→ **What is expected**:
Restate exactly the lines that run from the start of the records below to the line containing "import * as", counting both ends, and nothing else; pictures stay out.

[START OF The input]

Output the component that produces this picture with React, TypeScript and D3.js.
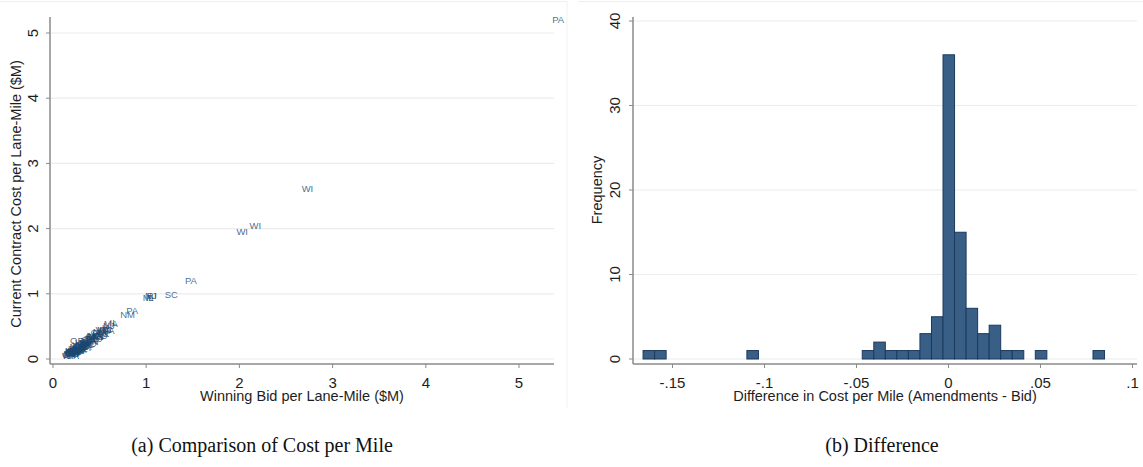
import React from "react";
import * as d3 from "d3";

// panel (a): state label, winning bid per lane-mile ($M), current contract cost ($M)
const states = [
  "PA", "WI", "WI", "WI", "PA", "SC", "MI", "NJ", "RI", "IL", "PA", "NM",
  "IL", "MA", "NJ", "IA", "MN", "VT", "NH", "OH", "OR", "CA", "NY", "TX",
  "FL", "GA", "NC", "VA", "MD", "DE", "CT", "ME", "KY", "TN", "AL", "MS",
  "LA", "AR", "MO", "KS", "NE", "SD", "ND", "MT", "WY", "CO", "UT", "NV",
  "AZ", "ID", "WA", "OK", "IN", "MI", "WI", "PA", "NJ", "IL", "OH", "NY",
  "CA", "TX", "FL", "GA", "VA", "MD", "MA", "MN", "IA", "KY", "TN", "NC",
  "WI", "PA", "OH", "MI", "IL", "NY", "TX", "CA", "FL", "GA", "VA", "NC",
  "MD", "MN", "IA", "MO", "KS", "CO", "AZ", "WA", "OR", "UT", "NV", "ID",
];
const winningBid = [
  5.42, 2.73, 2.17, 2.03, 1.48, 1.27, 1.02, 1.05, 1.06, 1.04, 0.85, 0.80,
  0.65, 0.62, 0.60, 0.57, 0.55, 0.52, 0.50, 0.48, 0.26, 0.17, 0.18, 0.19,
  0.19, 0.20, 0.20, 0.21, 0.21, 0.22, 0.22, 0.23, 0.23, 0.24, 0.24, 0.25,
  0.25, 0.26, 0.26, 0.27, 0.27, 0.28, 0.28, 0.29, 0.29, 0.30, 0.30, 0.31,
  0.31, 0.32, 0.32, 0.33, 0.33, 0.34, 0.35, 0.35, 0.36, 0.37, 0.38, 0.38,
  0.39, 0.40, 0.41, 0.42, 0.43, 0.44, 0.45, 0.46, 0.47, 0.49, 0.53, 0.57,
  0.16, 0.18, 0.20, 0.22, 0.23, 0.25, 0.27, 0.29, 0.31, 0.33, 0.35, 0.37,
  0.39, 0.41, 0.43, 0.45, 0.48, 0.51, 0.54, 0.58, 0.21, 0.24, 0.28, 0.34,
];
const contractCost = [
  5.20, 2.60, 2.04, 1.95, 1.19, 0.98, 0.94, 0.96, 0.97, 0.93, 0.74, 0.67,
  0.55, 0.53, 0.50, 0.47, 0.45, 0.44, 0.41, 0.40, 0.27, 0.06, 0.08, 0.07,
  0.10, 0.09, 0.12, 0.08, 0.11, 0.10, 0.13, 0.12, 0.15, 0.11, 0.14, 0.16,
  0.13, 0.15, 0.18, 0.17, 0.14, 0.19, 0.16, 0.18, 0.21, 0.20, 0.17, 0.22,
  0.19, 0.21, 0.24, 0.23, 0.20, 0.25, 0.24, 0.22, 0.27, 0.26, 0.29, 0.25,
  0.28, 0.31, 0.30, 0.33, 0.32, 0.35, 0.36, 0.34, 0.38, 0.37, 0.40, 0.44,
  0.05, 0.06, 0.07, 0.09, 0.08, 0.11, 0.12, 0.14, 0.15, 0.17, 0.19, 0.21,
  0.23, 0.26, 0.28, 0.31, 0.33, 0.36, 0.39, 0.43, 0.05, 0.09, 0.12, 0.18,
];
const scatterTicks = [0, 1, 2, 3, 4, 5];

// panel (b): histogram of differences
const binStart = -0.166;
const binWidth = 0.00627;
const binFreq = [
  1, 1, 0, 0, 0, 0, 0, 0, 0, 1, 0, 0, 0, 0, 0, 0, 0, 0, 0, 1,
  2, 1, 1, 1, 3, 5, 36, 15, 6, 3, 4, 1, 1, 0, 1, 0, 0, 0, 0, 1,
];
const histXTicks = [-0.15, -0.1, -0.05, 0, 0.05, 0.1];
const histXLabels = ["-.15", "-.1", "-.05", "0", ".05", ".1"];
const histYTicks = [0, 10, 20, 30, 40];

const W = 1143;
const H = 467;
const font = "'Liberation Sans', Arial, sans-serif";
const serif = "'Liberation Serif', 'Times New Roman', serif";
const axisColor = "#8a8a8a";
const gridColor = "#ececec";
const navy = "#1a476f";
const textColor = "#1e1e1e";

export default function App() {
  // left panel scales
  const xa = d3.scaleLinear().domain([0, 5]).range([53, 519]);
  const ya = d3.scaleLinear().domain([0, 5]).range([359, 33]);
  // right panel scales
  const xb = d3.scaleLinear().domain([0, 0.1]).range([948.5, 1132.5]);
  const yb = d3.scaleLinear().domain([0, 40]).range([359, 21]);

  const bins = binFreq.map((f, i) => ({
    x0: binStart + i * binWidth,
    x1: binStart + (i + 1) * binWidth,
    f,
  }));

  return (
    <svg
      width={W}
      height={H}
      style={{ position: "absolute", left: 0, top: 0, background: "#fff" }}
      fontFamily={font}
    >
      {/* faint graph region frames */}
      <line x1={0} x2={567} y1={1.5} y2={1.5} stroke="#efefef" />
      <line x1={567} x2={567} y1={1.5} y2={408} stroke="#f2f2f2" />
      <line x1={578} x2={1143} y1={1.5} y2={1.5} stroke="#efefef" />

      {/* ---------- panel (a) ---------- */}
      <g>
        {scatterTicks.map((t) => (
          <line key={"ga" + t} x1={51} x2={554} y1={ya(t)} y2={ya(t)} stroke={gridColor} strokeWidth={1.2} />
        ))}
        <line x1={50} x2={50} y1={17} y2={364} stroke={axisColor} strokeWidth={1.5} />
        <line x1={50} x2={554} y1={364} y2={364} stroke={axisColor} strokeWidth={1.5} />
        {scatterTicks.map((t) => (
          <g key={"ta" + t}>
            <line x1={46} x2={50} y1={ya(t)} y2={ya(t)} stroke={axisColor} />
            <text
              transform={`translate(38,${ya(t)}) rotate(-90)`}
              textAnchor="middle"
              fontSize={15}
              fill={textColor}
            >
              {t}
            </text>
            <line x1={xa(t)} x2={xa(t)} y1={364} y2={368} stroke={axisColor} />
            <text x={xa(t)} y={388} textAnchor="middle" fontSize={15} fill={textColor}>
              {t}
            </text>
          </g>
        ))}
        <text x={302} y={401} textAnchor="middle" fontSize={14.5} fill={textColor}>
          Winning Bid per Lane-Mile ($M)
        </text>
        <text
          transform="translate(21,194) rotate(-90)"
          textAnchor="middle"
          fontSize={14.5}
          fill={textColor}
        >
          Current Contract Cost per Lane-Mile ($M)
        </text>
        {states.map((s, i) => (
          <text
            key={"s" + i}
            x={xa(winningBid[i])}
            y={ya(contractCost[i]) + 3}
            textAnchor="middle"
            fontSize={9.5}
            fill={navy}
            fillOpacity={0.8}
          >
            {s}
          </text>
        ))}
      </g>

      {/* ---------- panel (b) ---------- */}
      <g>
        {histYTicks.map((t) => (
          <line key={"gb" + t} x1={634} x2={1137} y1={yb(t)} y2={yb(t)} stroke={gridColor} strokeWidth={1.2} />
        ))}
        {bins
          .filter((b) => b.f > 0)
          .map((b, i) => (
            <rect
              key={"b" + i}
              x={xb(b.x0)}
              y={yb(b.f)}
              width={xb(b.x1) - xb(b.x0)}
              height={yb(0) - yb(b.f)}
              fill="#3a5f87"
              stroke="#1b3a5c"
              strokeWidth={1}
            />
          ))}
        <line x1={633} x2={633} y1={17} y2={364} stroke={axisColor} strokeWidth={1.5} />
        <line x1={633} x2={1137} y1={364} y2={364} stroke={axisColor} strokeWidth={1.5} />
        {histYTicks.map((t) => (
          <g key={"tb" + t}>
            <line x1={629} x2={633} y1={yb(t)} y2={yb(t)} stroke={axisColor} />
            <text
              transform={`translate(620,${yb(t)}) rotate(-90)`}
              textAnchor="middle"
              fontSize={15}
              fill={textColor}
            >
              {t}
            </text>
          </g>
        ))}
        {histXTicks.map((t, i) => (
          <g key={"xb" + t}>
            <line x1={xb(t)} x2={xb(t)} y1={364} y2={368} stroke={axisColor} />
            <text x={xb(t)} y={388} textAnchor="middle" fontSize={15} fill={textColor}>
              {histXLabels[i]}
            </text>
          </g>
        ))}
        <text x={885} y={401} textAnchor="middle" fontSize={14.5} fill={textColor}>
          Difference in Cost per Mile (Amendments - Bid)
        </text>
        <text
          transform="translate(602,190) rotate(-90)"
          textAnchor="middle"
          fontSize={14.5}
          fill={textColor}
        >
          Frequency
        </text>
      </g>

      {/* captions */}
      <text x={262} y={452} textAnchor="middle" fontSize={20} fontFamily={serif} fill="#111">
        (a) Comparison of Cost per Mile
      </text>
      <text x={882} y={452} textAnchor="middle" fontSize={20} fontFamily={serif} fill="#111">
        (b) Difference
      </text>
    </svg>
  );
}
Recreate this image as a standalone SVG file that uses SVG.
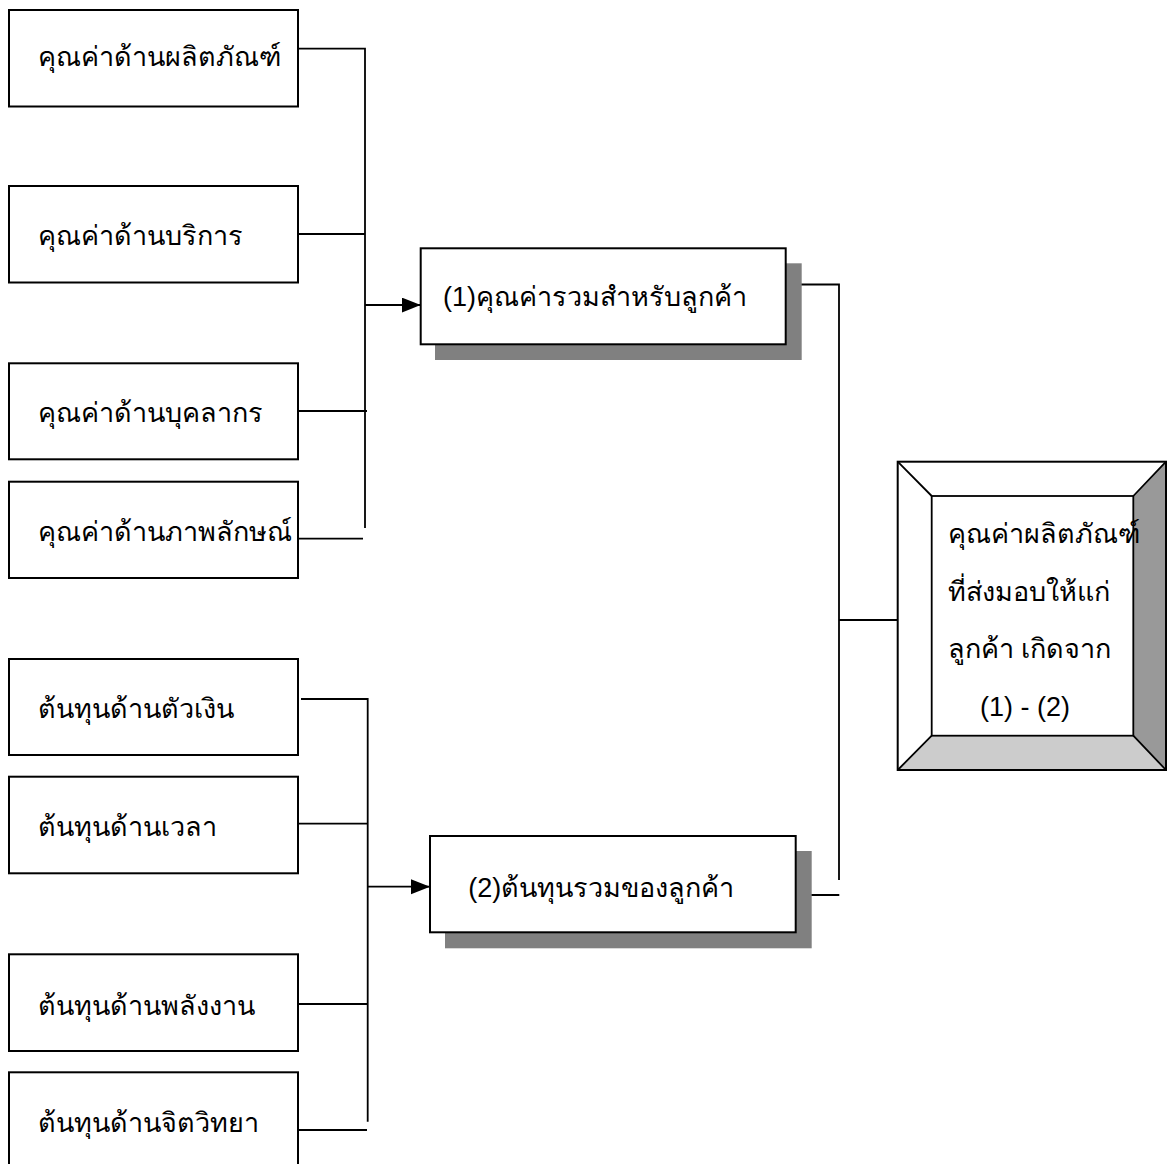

[END OF The input]

→ **Solution to this exercise**:
Output the component that produces this picture with React, TypeScript and D3.js.
import React from "react";
import * as d3 from "d3";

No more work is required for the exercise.